"OL' PAW PAW'S GOT THE HEEBIE-JEEBIES AGAIN"
Industrial enamel, industrial glue, matches, and delicious cigars on canvas
30 x 40 x 1.25 inches
There's a whole lot going on here, so let's get started ...
1. All of a sudden, while Ol' Paw Paw is trying to enjoy his evening cigar, some skeleton hands come flying at him from the right. He's so scared he spits out his evening cigar while half of his hairdo turns white
2. In a pincer-type attack ... a flying bedbug and an imp and a gremlin and an octopus-looking thing make a sales call at him from the left
3. Especially distressing to Ol' Paw Paw is the revelation that gremlins also smoke his brand of cigar ... two at a time, even. How in God's name does a gremlin know to smoke Arturo Fuentes?

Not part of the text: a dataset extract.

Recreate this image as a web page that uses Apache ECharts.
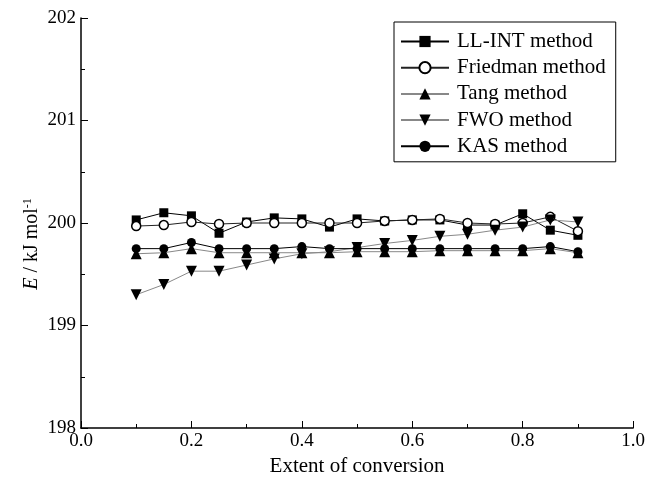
<!DOCTYPE html>
<html>
<head>
<meta charset="utf-8">
<script src="https://cdn.jsdelivr.net/npm/echarts@6/dist/echarts.min.js"></script>
<style>
  html, body { margin: 0; padding: 0; background: #fff; }
  #chart { width: 648px; height: 486px; }
</style>
</head>
<body>
<div id="chart"></div>
<script>
// extent of conversion
var conversion = [0.1, 0.15, 0.2, 0.25, 0.3, 0.35, 0.4, 0.45, 0.5, 0.55, 0.6, 0.65, 0.7, 0.75, 0.8, 0.85, 0.9];
// activation energy, kJ/mol
var llint = [200.03, 200.10, 200.07, 199.90, 200.01, 200.05, 200.04, 199.96, 200.04, 200.02, 200.03, 200.03, 199.98, 199.98, 200.09, 199.93, 199.88];
var friedman = [199.97, 199.98, 200.01, 199.99, 200.00, 200.00, 200.00, 200.00, 200.00, 200.02, 200.03, 200.04, 200.00, 199.99, 200.00, 200.06, 199.92];
var tang = [199.70, 199.71, 199.75, 199.71, 199.71, 199.71, 199.71, 199.71, 199.72, 199.72, 199.72, 199.73, 199.73, 199.73, 199.73, 199.75, 199.71];
var fwo = [199.30, 199.40, 199.53, 199.53, 199.59, 199.65, 199.70, 199.72, 199.76, 199.80, 199.83, 199.87, 199.89, 199.93, 199.96, 200.03, 200.01];
var kas = [199.75, 199.75, 199.81, 199.75, 199.75, 199.75, 199.77, 199.75, 199.75, 199.75, 199.75, 199.75, 199.75, 199.75, 199.75, 199.77, 199.72];

var names = ['LL-INT method', 'Friedman method', 'Tang method', 'FWO method', 'KAS method'];

var font = '"Liberation Serif", "DejaVu Serif", serif';

function pairs(ys) {
    var out = [];
    for (var i = 0; i < conversion.length; i++) {
        out.push([conversion[i], ys[i]]);
    }
    return out;
}

function makeSeries(name, ys, symbol, size, fill, lineColor) {
    return {
        name: name,
        type: 'line',
        data: pairs(ys),
        symbol: symbol,
        symbolSize: size,
        showAllSymbol: true,
        lineStyle: { color: lineColor, width: 1 },
        itemStyle: { color: fill, borderColor: '#000', borderWidth: fill === '#fff' ? 1.5 : 0 },
        emphasis: { disabled: true },
        animation: false
    };
}

var chartDom = echarts.init(document.getElementById('chart'));
chartDom.setOption({
    backgroundColor: '#fff',
    textStyle: { fontFamily: font },
    grid: { left: 81, right: 14, top: 18, bottom: 58 },
    legend: {
        orient: 'vertical',
        left: 394,
        top: 22,
        padding: [9, 10, 5, 6],
        itemGap: 5.2,
        itemWidth: 48,
        itemHeight: 14,
        borderColor: '#000',
        borderWidth: 1,
        backgroundColor: '#fff',
        data: names,
        textStyle: { fontFamily: font, fontSize: 21, color: '#000', lineHeight: 20, padding: [0, 0, 0, 3] }
    },
    xAxis: {
        type: 'value',
        min: 0,
        max: 1,
        interval: 0.2,
        name: 'Extent of conversion',
        nameLocation: 'middle',
        nameGap: 25,
        nameTextStyle: { fontFamily: font, fontSize: 21, color: '#000', verticalAlign: 'top' },
        axisLine: { lineStyle: { color: '#000', width: 1.5 } },
        axisTick: { inside: true, length: 7, lineStyle: { color: '#000', width: 1 } },
        minorTick: { show: true, splitNumber: 2, length: 4, lineStyle: { color: '#000', width: 1 } },
        splitLine: { show: false },
        axisLabel: {
            fontFamily: font, fontSize: 19, color: '#000', margin: 4,
            formatter: function (v) { return v.toFixed(1); }
        }
    },
    yAxis: {
        type: 'value',
        min: 198,
        max: 202,
        interval: 1,
        name: '{i|E} / kJ mol{s|-1}',
        nameLocation: 'middle',
        nameGap: 39,
        nameMoveOverlap: false,
        nameRotate: 90,
        nameTextStyle: {
            fontFamily: font, fontSize: 20, color: '#000',
            padding: [0, 42, 0, 0],
            rich: {
                i: { fontFamily: font, fontSize: 20, fontStyle: 'italic', color: '#000' },
                s: { fontFamily: font, fontSize: 12, color: '#000', verticalAlign: 'top', padding: [0, 0, 8, 0] }
            }
        },
        axisLine: { show: true, lineStyle: { color: '#000', width: 1.5 } },
        axisTick: { show: true, inside: true, length: 7, lineStyle: { color: '#000', width: 1 } },
        minorTick: { show: true, splitNumber: 2, length: 4, lineStyle: { color: '#000', width: 1 } },
        splitLine: { show: false },
        axisLabel: { fontFamily: font, fontSize: 19, color: '#000', margin: 5 }
    },
    series: [
        makeSeries(names[0], llint, 'rect', 9, '#000', '#000'),
        makeSeries(names[1], friedman, 'circle', 9, '#fff', '#222'),
        makeSeries(names[2], tang, 'triangle', 11, '#000', '#888'),
        makeSeries(names[3], fwo, 'path://M0,0 L10,0 L5,9 Z', 11, '#000', '#888'),
        makeSeries(names[4], kas, 'circle', 9, '#000', '#000')
    ]
});
</script>
</body>
</html>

4. So sudden and shocking was this particular session of heebie-jeebies that Ol' Paw Paw ... who is really old and has weak valves ... emits quite a rainbow of sound and vapor from the ol' southern portal
5. And that immediately vaporised the flying bedbug, the imp, the gremlin, and the octopus-looking thing. Skeleton hands, however, are impervious to Paw Paw vapor
Of course, all that's just the surface level meaning of this sociological mind-bender.